A modified version of the invention is shown in FIGS. 17-18, in which a radial slot 140 is placed in outer barrel 14 or 114 so that the set screw 26 or other fastening means may be accessed and installed or removed without the necessity of having to lift the outer barrel up to install the knob. This is particularly useful for smaller knob applications, such as for foot pedal controllers and the like.

In this embodiment, it is not necessary to have the outer surface of hub 220 and the inner surface of barrel 14 or 114 be polygonally shaped (e.g. square, splined, etc.) as in the embodiment of FIGS. 13-15, although such a configuration is neither obsoleted nor negated by this embodiment. However, if outer surface of hub 220 and the inner surface of barrel 14 or 114 are not polygonally shaped (e.g. square, splined, etc.) as in the embodiment of FIGS. 13-15, the set screw 26 should be of such a length that it protrudes into slot 140 when the knob is assembled, so that, when barrel 14 or 114 is rotated, set screw 26 will drive hub 220 to rotate as well so as to result in corresponding angular movement of shaft 13.

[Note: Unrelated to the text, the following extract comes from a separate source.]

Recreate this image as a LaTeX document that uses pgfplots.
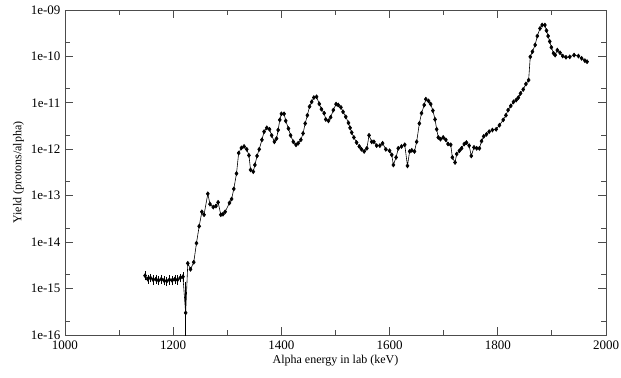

In one embodiment, the first locking element L.sub.1 comprises teeth defined by a lower end of knob body 14, 114, and the second locking element L.sub.2 comprises a locking member 16, 116 having corresponding teeth associated with the object 12. In another embodiment, the first and second locking elements L.sub.1-L.sub.2 comprise male and female hook and loop material instead of said teeth.

Benefits, other advantages, and solutions to problems have been described above with regard to specific embodiments of the present invention. However, the benefits, advantages, solutions to problems, and any element(s) that may cause or result in such benefits, advantages, or solutions to become more pronounced are not to be construed as a critical, required, or essential feature or element of any or all the claims. The invention is defined solely by the appended claims including any amendments made during the pendency of this application and all equivalents of those claims as issued.